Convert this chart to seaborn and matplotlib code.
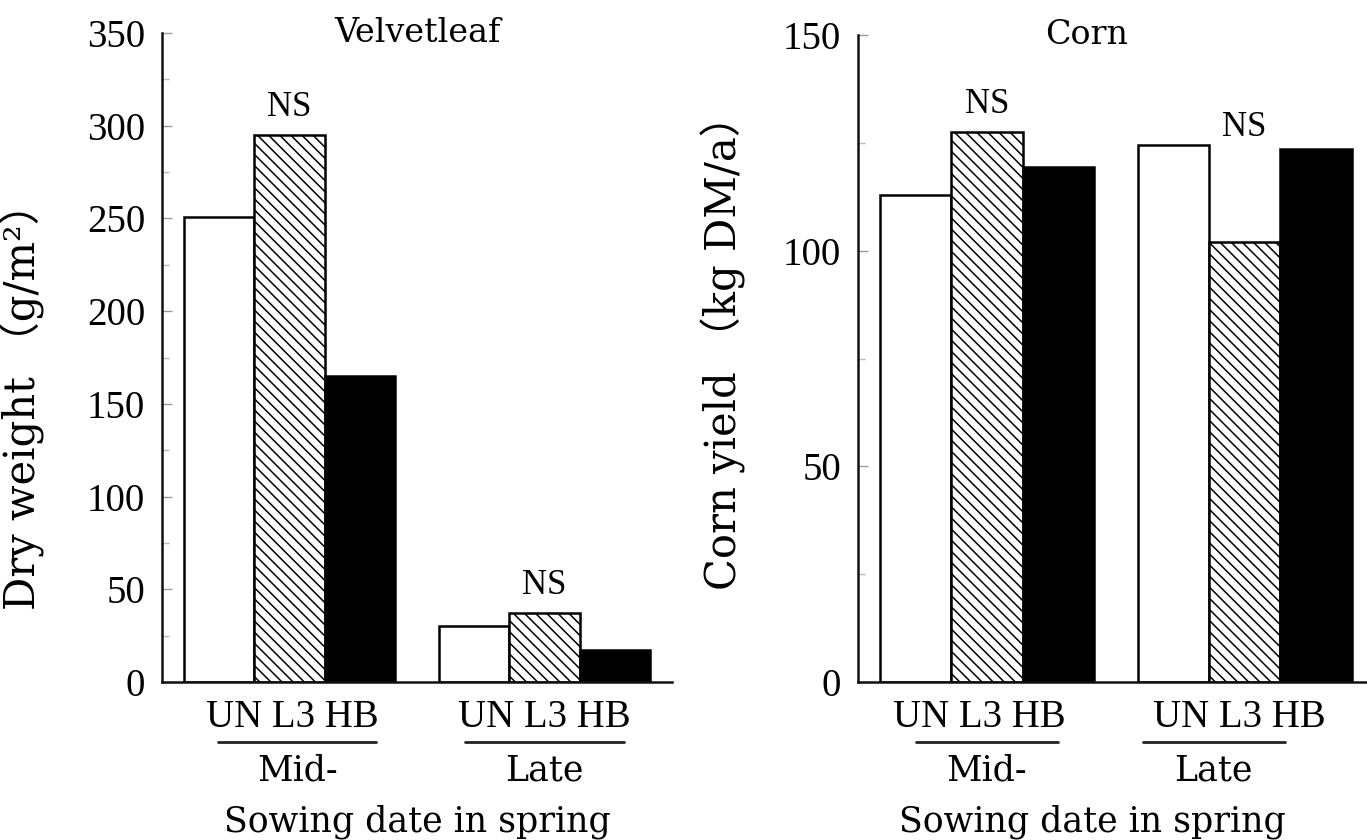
import numpy as np
import pandas as pd
import matplotlib.pyplot as plt
import matplotlib.transforms as mtransforms
from matplotlib.ticker import MultipleLocator
import seaborn as sns

# --- data ---
sowing = ["Mid-", "Late"]
treatments = ["UN", "L3", "HB"]
velvetleaf_dw = [[251, 295, 165], [30, 37, 17]]      # g/m2
corn_yield = [[113, 127.5, 119.5], [124.5, 102, 123.5]]  # kg DM/a
ns_marks = ["NS", "NS"]

sns.set_style("ticks")
plt.rcParams["font.family"] = ["Liberation Serif", "DejaVu Serif"]
plt.rcParams["hatch.linewidth"] = 1.1
plt.rcParams["text.color"] = "black"
plt.rcParams["axes.labelcolor"] = "black"
plt.rcParams["ytick.labelcolor"] = "black"
MONO = ["DejaVu Serif", "Noto Sans CJK SC"]


def _frame(values):
    rows = []
    for s, vals in zip(sowing, values):
        for t, v in zip(treatments, vals):
            rows.append({"sowing": s, "treatment": t, "value": v})
    return pd.DataFrame(rows)


def draw_panel(ax, values, ymax, title, title_x, ylabel, ylab_xy,
               xlim_right, uline_half, shifts, ns_off, xlab_x):
    df = _frame(values)
    sns.barplot(data=df, x="sowing", y="value", hue="treatment",
                order=sowing, hue_order=treatments,
                palette={"UN": "white", "L3": "white", "HB": "black"},
                edgecolor="black", linewidth=1.8, width=0.83,
                saturation=1, errorbar=None, legend=False, ax=ax)
    for bar in ax.containers[1]:
        bar.set_hatch("\\\\\\")

    ax.set_xlim(-0.5, xlim_right)
    ax.set_ylim(0, ymax)
    ax.yaxis.set_major_locator(MultipleLocator(50))
    ax.yaxis.set_minor_locator(MultipleLocator(25))
    ax.tick_params(axis="y", which="major", direction="in", length=7,
                   width=1, color="#999999", labelsize=28, pad=12)
    ax.tick_params(axis="y", which="minor", direction="in", length=5,
                   width=1, color="#bbbbbb")
    ax.set_xticks([])
    ax.set_xlabel("")
    ax.set_ylabel(ylabel, fontsize=30, family=MONO)
    ax.yaxis.set_label_coords(*ylab_xy)
    sns.despine(ax=ax)
    for sp in ("left", "bottom"):
        ax.spines[sp].set_linewidth(1.8)
        ax.spines[sp].set_color("#111111")

    ax.text(title_x, 1.0, title, transform=ax.transAxes, ha="center",
            va="center", fontsize=24, family=MONO)

    for i, vals in enumerate(values):
        ax.annotate(ns_marks[i], xy=(i, max(vals)), xytext=(0, ns_off[i]),
                    textcoords="offset points", ha="center",
                    va="bottom", fontsize=25)

    trans = mtransforms.blended_transform_factory(ax.transData,
                                                  ax.transAxes)
    for i, s in enumerate(sowing):
        sh_txt, sh_line = shifts[i]
        ax.text(i + sh_txt, -0.055, "UN L3 HB", transform=trans,
                ha="center", va="center", fontsize=28)
        ax.plot([i + sh_line - uline_half, i + sh_line + uline_half],
                [-0.092, -0.092], transform=trans, color="#222222",
                lw=2, clip_on=False)
        ax.text(i + sh_line, -0.137, s, transform=trans, ha="center",
                va="center", fontsize=25, family=MONO)
    ax.text(xlab_x, -0.216, "Sowing date in spring",
            transform=ax.transAxes, ha="center", va="center",
            fontsize=25, family=MONO)


fig = plt.figure(figsize=(13.67, 8.4), dpi=100)
ax1 = fig.add_axes([162 / 1367, 1 - 682 / 840, 510 / 1367, 649 / 840])
ax2 = fig.add_axes([858 / 1367, 1 - 682 / 840, 509 / 1367, 647 / 840])

draw_panel(ax1, velvetleaf_dw, 350, "Velvetleaf", 0.5,
           "Dry weight （g/m²）", (-0.23, 0.44), 1.5, 0.31,
           [(0.01, 0.03), (0.0, 0.0)], [8, 8], 0.5)
draw_panel(ax2, corn_yield, 150, "Corn", 0.45,
           "Corn yield （kg DM/a）", (-0.22, 0.525), 1.475, 0.275,
           [(-0.03, 0.0), (-0.02, -0.12)], [8, 1], 0.46)

fig.savefig("out.png", dpi=100, facecolor="white")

# Goal
Quote the preceding listing precisely and completely, omitting its images.

# Final result
Convert this chart to seaborn and matplotlib code.
import numpy as np
import pandas as pd
import matplotlib.pyplot as plt
import matplotlib.transforms as mtransforms
from matplotlib.ticker import MultipleLocator
import seaborn as sns

# --- data ---
sowing = ["Mid-", "Late"]
treatments = ["UN", "L3", "HB"]
velvetleaf_dw = [[251, 295, 165], [30, 37, 17]]      # g/m2
corn_yield = [[113, 127.5, 119.5], [124.5, 102, 123.5]]  # kg DM/a
ns_marks = ["NS", "NS"]

sns.set_style("ticks")
plt.rcParams["font.family"] = ["Liberation Serif", "DejaVu Serif"]
plt.rcParams["hatch.linewidth"] = 1.1
plt.rcParams["text.color"] = "black"
plt.rcParams["axes.labelcolor"] = "black"
plt.rcParams["ytick.labelcolor"] = "black"
MONO = ["DejaVu Serif", "Noto Sans CJK SC"]


def _frame(values):
    rows = []
    for s, vals in zip(sowing, values):
        for t, v in zip(treatments, vals):
            rows.append({"sowing": s, "treatment": t, "value": v})
    return pd.DataFrame(rows)


def draw_panel(ax, values, ymax, title, title_x, ylabel, ylab_xy,
               xlim_right, uline_half, shifts, ns_off, xlab_x):
    df = _frame(values)
    sns.barplot(data=df, x="sowing", y="value", hue="treatment",
                order=sowing, hue_order=treatments,
                palette={"UN": "white", "L3": "white", "HB": "black"},
                edgecolor="black", linewidth=1.8, width=0.83,
                saturation=1, errorbar=None, legend=False, ax=ax)
    for bar in ax.containers[1]:
        bar.set_hatch("\\\\\\")

    ax.set_xlim(-0.5, xlim_right)
    ax.set_ylim(0, ymax)
    ax.yaxis.set_major_locator(MultipleLocator(50))
    ax.yaxis.set_minor_locator(MultipleLocator(25))
    ax.tick_params(axis="y", which="major", direction="in", length=7,
                   width=1, color="#999999", labelsize=28, pad=12)
    ax.tick_params(axis="y", which="minor", direction="in", length=5,
                   width=1, color="#bbbbbb")
    ax.set_xticks([])
    ax.set_xlabel("")
    ax.set_ylabel(ylabel, fontsize=30, family=MONO)
    ax.yaxis.set_label_coords(*ylab_xy)
    sns.despine(ax=ax)
    for sp in ("left", "bottom"):
        ax.spines[sp].set_linewidth(1.8)
        ax.spines[sp].set_color("#111111")

    ax.text(title_x, 1.0, title, transform=ax.transAxes, ha="center",
            va="center", fontsize=24, family=MONO)

    for i, vals in enumerate(values):
        ax.annotate(ns_marks[i], xy=(i, max(vals)), xytext=(0, ns_off[i]),
                    textcoords="offset points", ha="center",
                    va="bottom", fontsize=25)

    trans = mtransforms.blended_transform_factory(ax.transData,
                                                  ax.transAxes)
    for i, s in enumerate(sowing):
        sh_txt, sh_line = shifts[i]
        ax.text(i + sh_txt, -0.055, "UN L3 HB", transform=trans,
                ha="center", va="center", fontsize=28)
        ax.plot([i + sh_line - uline_half, i + sh_line + uline_half],
                [-0.092, -0.092], transform=trans, color="#222222",
                lw=2, clip_on=False)
        ax.text(i + sh_line, -0.137, s, transform=trans, ha="center",
                va="center", fontsize=25, family=MONO)
    ax.text(xlab_x, -0.216, "Sowing date in spring",
            transform=ax.transAxes, ha="center", va="center",
            fontsize=25, family=MONO)


fig = plt.figure(figsize=(13.67, 8.4), dpi=100)
ax1 = fig.add_axes([162 / 1367, 1 - 682 / 840, 510 / 1367, 649 / 840])
ax2 = fig.add_axes([858 / 1367, 1 - 682 / 840, 509 / 1367, 647 / 840])

draw_panel(ax1, velvetleaf_dw, 350, "Velvetleaf", 0.5,
           "Dry weight （g/m²）", (-0.23, 0.44), 1.5, 0.31,
           [(0.01, 0.03), (0.0, 0.0)], [8, 8], 0.5)
draw_panel(ax2, corn_yield, 150, "Corn", 0.45,
           "Corn yield （kg DM/a）", (-0.22, 0.525), 1.475, 0.275,
           [(-0.03, 0.0), (-0.02, -0.12)], [8, 1], 0.46)

fig.savefig("out.png", dpi=100, facecolor="white")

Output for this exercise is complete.